▸ COLLECTED MATERIAL:
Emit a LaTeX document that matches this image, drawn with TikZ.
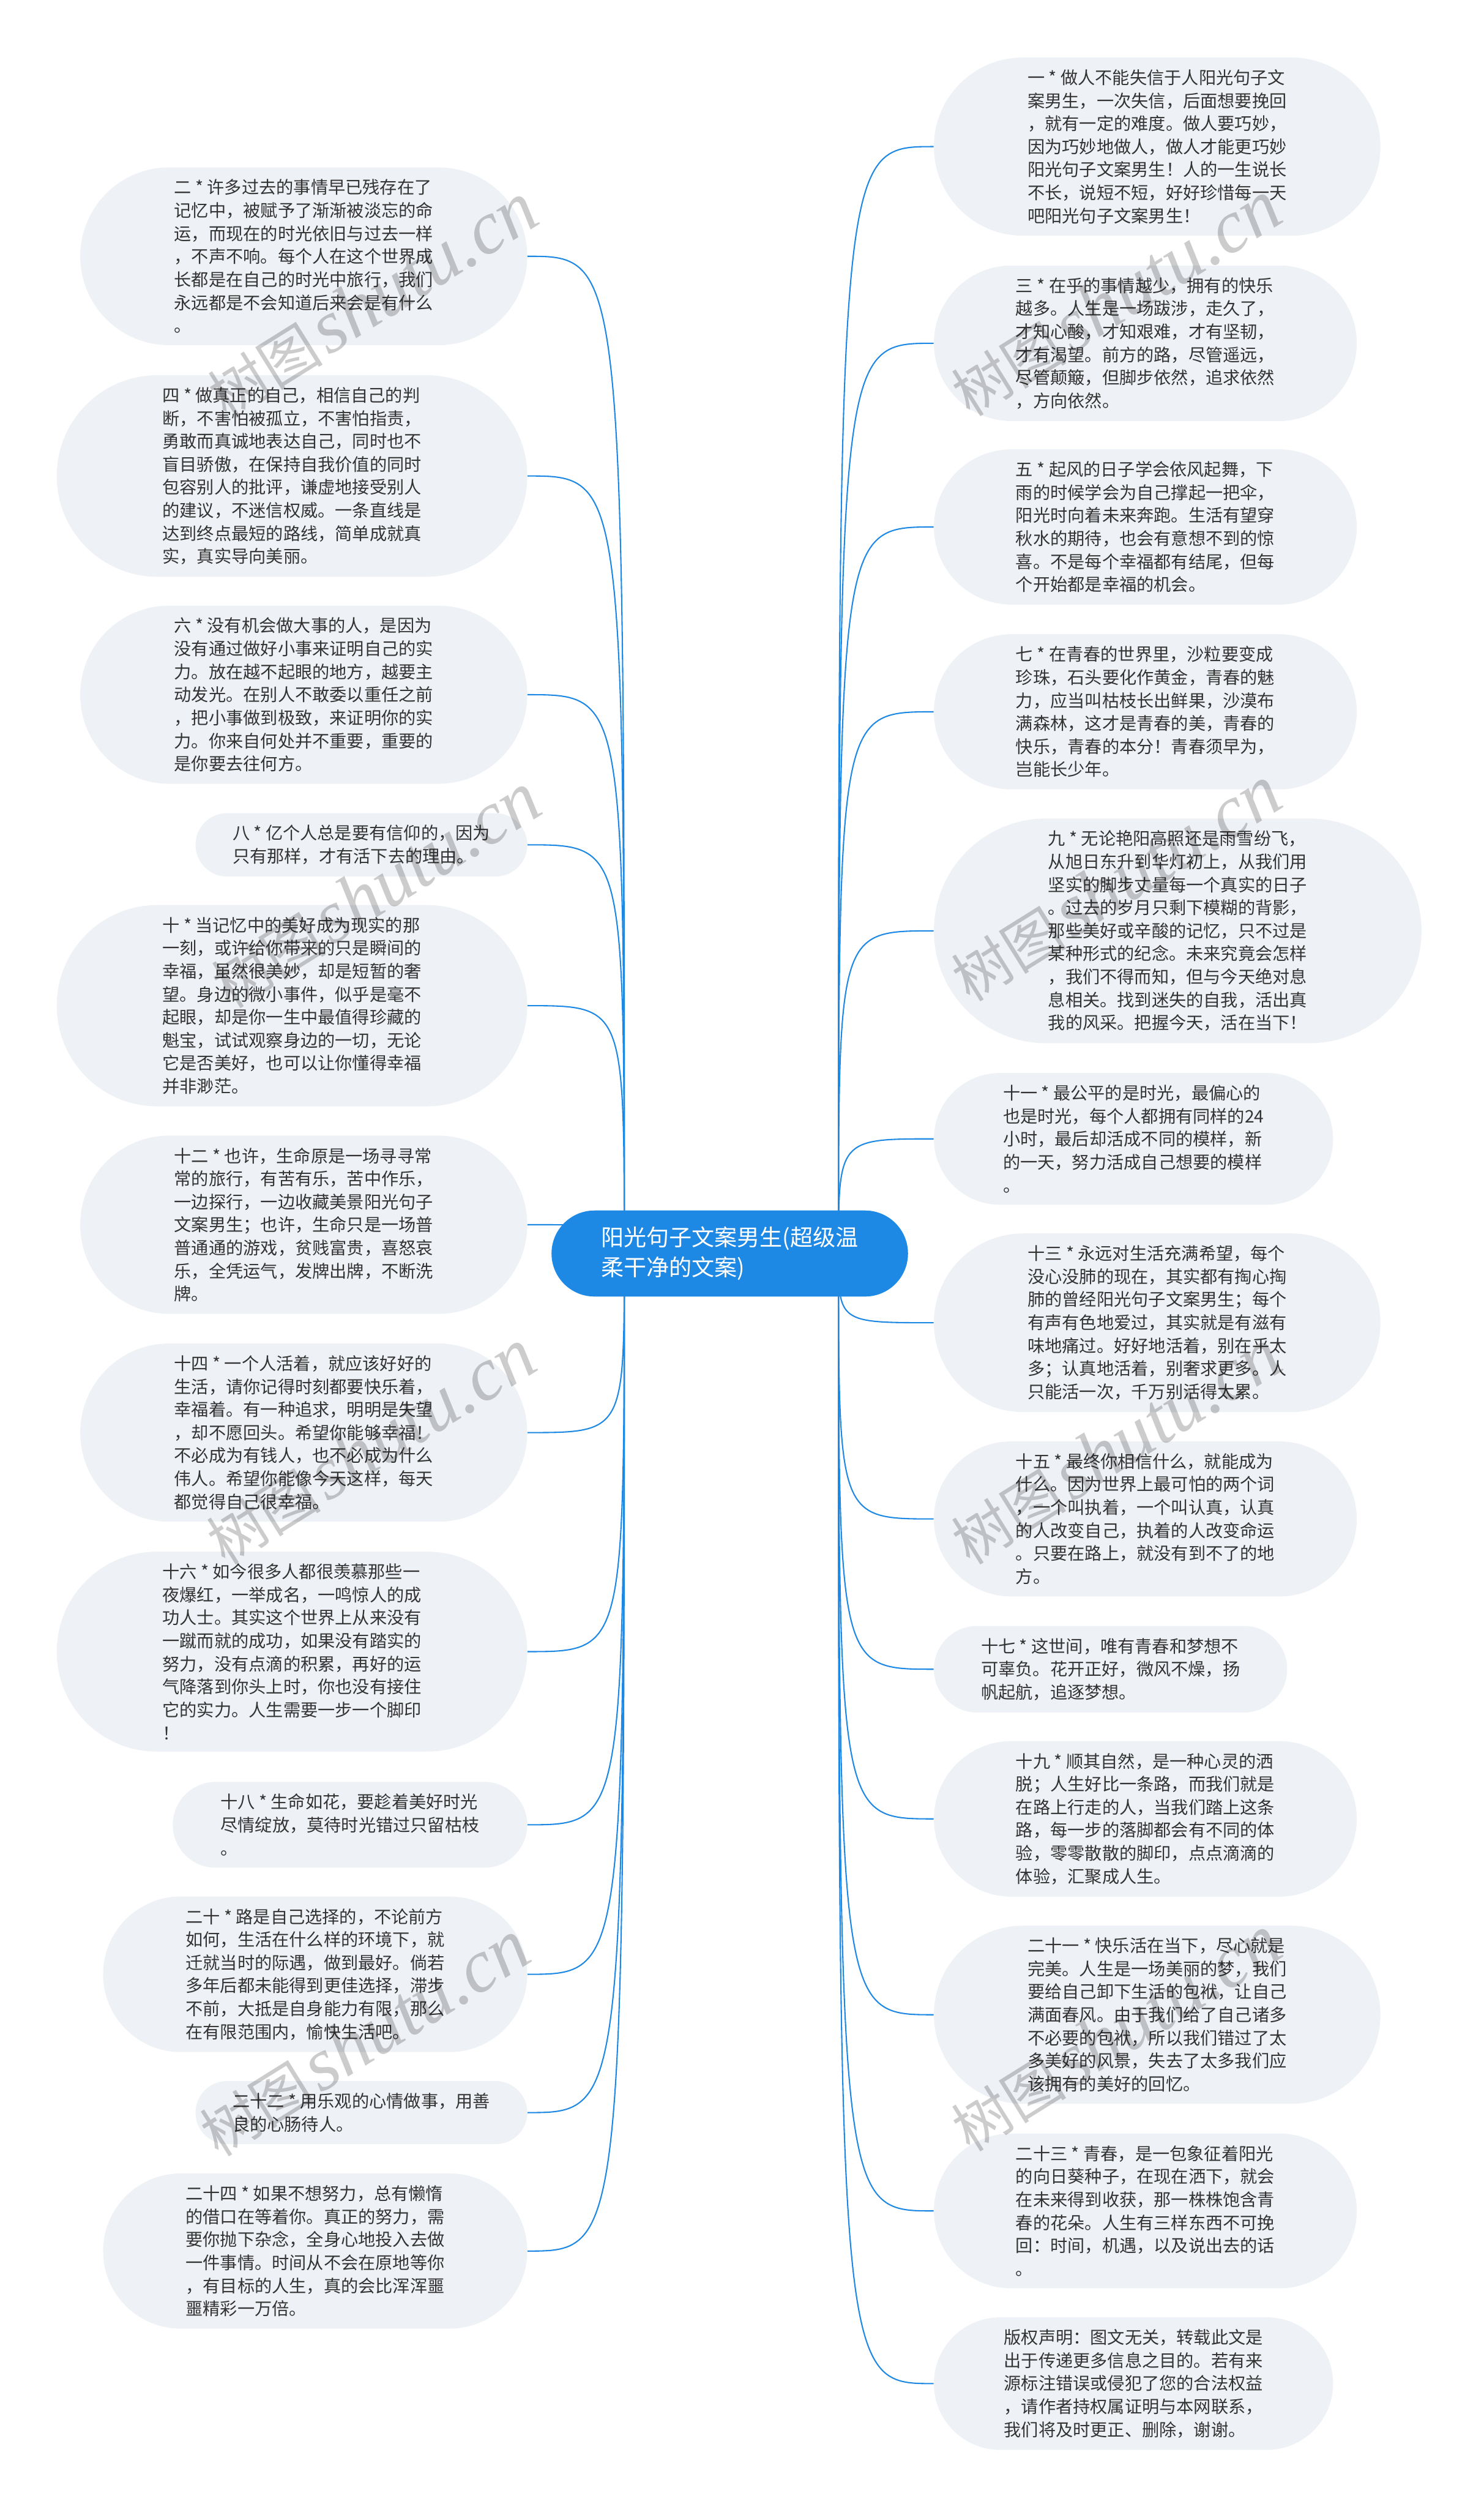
\documentclass[tikz,border=0pt]{standalone}
\usepackage{fontspec}
\newfontfamily\cjk{Noto Sans CJK SC}
\newfontfamily\wmfont{Liberation Serif}
\usetikzlibrary{shapes.misc,backgrounds,calc}
\definecolor{linkblue}{HTML}{1E88E5}
\definecolor{rootblue}{HTML}{1E88E5}
\definecolor{leafgray}{HTML}{EEF1F6}
\definecolor{textgray}{HTML}{333333}
\tikzset{
  leaf/.style={rounded rectangle, fill=leafgray, inner xsep=3pt, inner ysep=7.5pt,
    align=left, text=textgray, font=\cjk\fontsize{10.8}{14.4}\selectfont},
  rootbox/.style={rounded rectangle, fill=rootblue, inner xsep=3pt, inner ysep=10pt,
    minimum width=229, align=left, text=white, font=\cjk\fontsize{14.2}{19}\selectfont},
  link/.style={draw=linkblue, line width=0.8pt},
  wmark/.style={rotate=32, text=black, text opacity=0.2, inner sep=0pt}
}
\begin{document}
\begin{tikzpicture}[x=1pt,y=1pt,yscale=-1,xscale=1]
\useasboundingbox (0,0) rectangle (928,1568);
\begin{pgfonlayer}{background}
\fill[white] (0,0) rectangle (928,1568);
\end{pgfonlayer}

% Root
\node[rootbox] (root) at (456.5,784) {阳光句子文案男生(超级温\\柔干净的文案)};
\coordinate (ls) at ($(root.center)+(-66,0)$);
\coordinate (rs) at ($(root.center)+(68,0)$);

% Left side
\node[leaf, minimum width=285.6, anchor=east] (l1) at (330,160.3) {二 * 许多过去的事情早已残存在了\\记忆中，被赋予了渐渐被淡忘的命\\运，而现在的时光依旧与过去一样\\，不声不响。每个人在这个世界成\\长都是在自己的时光中旅行，我们\\永远都是不会知道后来会是有什么\\。};
\node[leaf, minimum width=300.3, anchor=east] (l2) at (330,297.7) {四 * 做真正的自己，相信自己的判\\断，不害怕被孤立，不害怕指责，\\勇敢而真诚地表达自己，同时也不\\盲目骄傲，在保持自我价值的同时\\包容别人的批评，谦虚地接受别人\\的建议，不迷信权威。一条直线是\\达到终点最短的路线，简单成就真\\实，真实导向美丽。};
\node[leaf, minimum width=285.6, anchor=east] (l3) at (330,434.5) {六 * 没有机会做大事的人，是因为\\没有通过做好小事来证明自己的实\\力。放在越不起眼的地方，越要主\\动发光。在别人不敢委以重任之前\\，把小事做到极致，来证明你的实\\力。你来自何处并不重要，重要的\\是你要去往何方。};
\node[leaf, minimum width=213.5, anchor=east] (l4) at (330,528.4) {八 * 亿个人总是要有信仰的，因为\\只有那样，才有活下去的理由。};
\node[leaf, minimum width=300.3, anchor=east] (l5) at (330,629) {十 * 当记忆中的美好成为现实的那\\一刻，或许给你带来的只是瞬间的\\幸福，虽然很美妙，却是短暂的奢\\望。身边的微小事件，似乎是毫不\\起眼，却是你一生中最值得珍藏的\\魁宝，试试观察身边的一切，无论\\它是否美好，也可以让你懂得幸福\\并非渺茫。};
\node[leaf, minimum width=285.6, anchor=east] (l6) at (330,766) {十二 * 也许，生命原是一场寻寻常\\常的旅行，有苦有乐，苦中作乐，\\一边探行，一边收藏美景阳光句子\\文案男生；也许，生命只是一场普\\普通通的游戏，贫贱富贵，喜怒哀\\乐，全凭运气，发牌出牌，不断洗\\牌。};
\node[leaf, minimum width=285.6, anchor=east] (l7) at (330,896) {十四 * 一个人活着，就应该好好的\\生活，请你记得时刻都要快乐着，\\幸福着。有一种追求，明明是失望\\，却不愿回头。希望你能够幸福！\\不必成为有钱人，也不必成为什么\\伟人。希望你能像今天这样，每天\\都觉得自己很幸福。};
\node[leaf, minimum width=300.3, anchor=east] (l8) at (330,1033) {十六 * 如今很多人都很羡慕那些一\\夜爆红，一举成名，一鸣惊人的成\\功人士。其实这个世界上从来没有\\一蹴而就的成功，如果没有踏实的\\努力，没有点滴的积累，再好的运\\气降落到你头上时，你也没有接住\\它的实力。人生需要一步一个脚印\\！};
\node[leaf, minimum width=227.7, anchor=east] (l9) at (330,1141.3) {十八 * 生命如花，要趁着美好时光\\尽情绽放，莫待时光错过只留枯枝\\。};
\node[leaf, minimum width=271.3, anchor=east] (l10) at (330,1234.8) {二十 * 路是自己选择的，不论前方\\如何，生活在什么样的环境下，就\\迁就当时的际遇，做到最好。倘若\\多年后都未能得到更佳选择，滞步\\不前，大抵是自身能力有限，那么\\在有限范围内，愉快生活吧。};
\node[leaf, minimum width=213.5, anchor=east] (l11) at (330,1321.3) {二十二 * 用乐观的心情做事，用善\\良的心肠待人。};
\node[leaf, minimum width=271.3, anchor=east] (l12) at (330,1407.9) {二十四 * 如果不想努力，总有懒惰\\的借口在等着你。真正的努力，需\\要你抛下杂念，全身心地投入去做\\一件事情。时间从不会在原地等你\\，有目标的人生，真的会比浑浑噩\\噩精彩一万倍。};

% Right side
\node[leaf, minimum width=285.3, anchor=west] (r1) at (584,91.7) {一 * 做人不能失信于人阳光句子文\\案男生，一次失信，后面想要挽回\\，就有一定的难度。做人要巧妙，\\因为巧妙地做人，做人才能更巧妙\\阳光句子文案男生！人的一生说长\\不长，说短不短，好好珍惜每一天\\吧阳光句子文案男生！};
\node[leaf, minimum width=270.5, anchor=west] (r2) at (584,214.7) {三 * 在乎的事情越少，拥有的快乐\\越多。人生是一场跋涉，走久了，\\才知心酸，才知艰难，才有坚韧，\\才有渴望。前方的路，尽管遥远，\\尽管颠簸，但脚步依然，追求依然\\，方向依然。};
\node[leaf, minimum width=270.5, anchor=west] (r3) at (584,329.6) {五 * 起风的日子学会依风起舞，下\\雨的时候学会为自己撑起一把伞，\\阳光时向着未来奔跑。生活有望穿\\秋水的期待，也会有意想不到的惊\\喜。不是每个幸福都有结尾，但每\\个开始都是幸福的机会。};
\node[leaf, minimum width=270.5, anchor=west] (r4) at (584,445.2) {七 * 在青春的世界里，沙粒要变成\\珍珠，石头要化作黄金，青春的魅\\力，应当叫枯枝长出鲜果，沙漠布\\满森林，这才是青春的美，青春的\\快乐，青春的本分！青春须早为，\\岂能长少年。};
\node[leaf, minimum width=311, anchor=west] (r5) at (584,582.2) {九 * 无论艳阳高照还是雨雪纷飞，\\从旭日东升到华灯初上，从我们用\\坚实的脚步丈量每一个真实的日子\\。过去的岁月只剩下模糊的背影，\\那些美好或辛酸的记忆，只不过是\\某种形式的纪念。未来究竟会怎样\\，我们不得而知，但与今天绝对息\\息相关。找到迷失的自我，活出真\\我的风采。把握今天，活在当下！};
\node[leaf, minimum width=255.7, anchor=west] (r6) at (584,712.3) {十一 * 最公平的是时光，最偏心的\\也是时光，每个人都拥有同样的24\\小时，最后却活成不同的模样，新\\的一天，努力活成自己想要的模样\\。};
\node[leaf, minimum width=285.3, anchor=west] (r7) at (584,827.3) {十三 * 永远对生活充满希望，每个\\没心没肺的现在，其实都有掏心掏\\肺的曾经阳光句子文案男生；每个\\有声有色地爱过，其实就是有滋有\\味地痛过。好好地活着，别在乎太\\多；认真地活着，别奢求更多。人\\只能活一次，千万别活得太累。};
\node[leaf, minimum width=270.5, anchor=west] (r8) at (584,950) {十五 * 最终你相信什么，就能成为\\什么。因为世界上最可怕的两个词\\，一个叫执着，一个叫认真，认真\\的人改变自己，执着的人改变命运\\。只要在路上，就没有到不了的地\\方。};
\node[leaf, minimum width=227, anchor=west] (r9) at (584,1044) {十七 * 这世间，唯有青春和梦想不\\可辜负。花开正好，微风不燥，扬\\帆起航，追逐梦想。};
\node[leaf, minimum width=270.5, anchor=west] (r10) at (584,1137.6) {十九 * 顺其自然，是一种心灵的洒\\脱；人生好比一条路，而我们就是\\在路上行走的人，当我们踏上这条\\路，每一步的落脚都会有不同的体\\验，零零散散的脚印，点点滴滴的\\体验，汇聚成人生。};
\node[leaf, minimum width=285.3, anchor=west] (r11) at (584,1260.1) {二十一 * 快乐活在当下，尽心就是\\完美。人生是一场美丽的梦，我们\\要给自己卸下生活的包袱，让自己\\满面春风。由于我们给了自己诸多\\不必要的包袱，所以我们错过了太\\多美好的风景，失去了太多我们应\\该拥有的美好的回忆。};
\node[leaf, minimum width=270.5, anchor=west] (r12) at (584,1382.8) {二十三 * 青春，是一包象征着阳光\\的向日葵种子，在现在洒下，就会\\在未来得到收获，那一株株饱含青\\春的花朵。人生有三样东西不可挽\\回：时间，机遇，以及说出去的话\\。};
\node[leaf, minimum width=255.7, anchor=west] (r13) at (584,1490.8) {版权声明：图文无关，转载此文是\\出于传递更多信息之目的。若有来\\源标注错误或侵犯了您的合法权益\\，请作者持权属证明与本网联系，\\我们将及时更正、删除，谢谢。};

% Links
\begin{pgfonlayer}{background}
\foreach \i in {1,...,12}
  \draw[link] (ls) .. controls (ls |- l\i.east) .. (l\i.east);
\foreach \i in {1,...,13}
  \draw[link] (rs) .. controls (rs |- r\i.west) .. (r\i.west);
\end{pgfonlayer}

% Watermarks
\foreach \x/\y [count=\k] in {233/188, 235/557, 232/905, 228/1275, 698/187, 698/553, 698/905, 698/1272}
  \node[wmark] (wm\k) at (\x,\y) {{\cjk\fontsize{36}{36}\selectfont 树图} {\wmfont\itshape\fontsize{47}{47}\selectfont shutu.cn}};

\end{tikzpicture}
\end{document}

▸ DIRECTIONS FOR THIS TASK: Pictures are excluded: retype only the lines from the beginning of the listing above through the line with "(rs) at ($(root.center)+(68,0)$);", both included.

▸ REPLY:
Emit a LaTeX document that matches this image, drawn with TikZ.
\documentclass[tikz,border=0pt]{standalone}
\usepackage{fontspec}
\newfontfamily\cjk{Noto Sans CJK SC}
\newfontfamily\wmfont{Liberation Serif}
\usetikzlibrary{shapes.misc,backgrounds,calc}
\definecolor{linkblue}{HTML}{1E88E5}
\definecolor{rootblue}{HTML}{1E88E5}
\definecolor{leafgray}{HTML}{EEF1F6}
\definecolor{textgray}{HTML}{333333}
\tikzset{
  leaf/.style={rounded rectangle, fill=leafgray, inner xsep=3pt, inner ysep=7.5pt,
    align=left, text=textgray, font=\cjk\fontsize{10.8}{14.4}\selectfont},
  rootbox/.style={rounded rectangle, fill=rootblue, inner xsep=3pt, inner ysep=10pt,
    minimum width=229, align=left, text=white, font=\cjk\fontsize{14.2}{19}\selectfont},
  link/.style={draw=linkblue, line width=0.8pt},
  wmark/.style={rotate=32, text=black, text opacity=0.2, inner sep=0pt}
}
\begin{document}
\begin{tikzpicture}[x=1pt,y=1pt,yscale=-1,xscale=1]
\useasboundingbox (0,0) rectangle (928,1568);
\begin{pgfonlayer}{background}
\fill[white] (0,0) rectangle (928,1568);
\end{pgfonlayer}

% Root
\node[rootbox] (root) at (456.5,784) {阳光句子文案男生(超级温\\柔干净的文案)};
\coordinate (ls) at ($(root.center)+(-66,0)$);
\coordinate (rs) at ($(root.center)+(68,0)$);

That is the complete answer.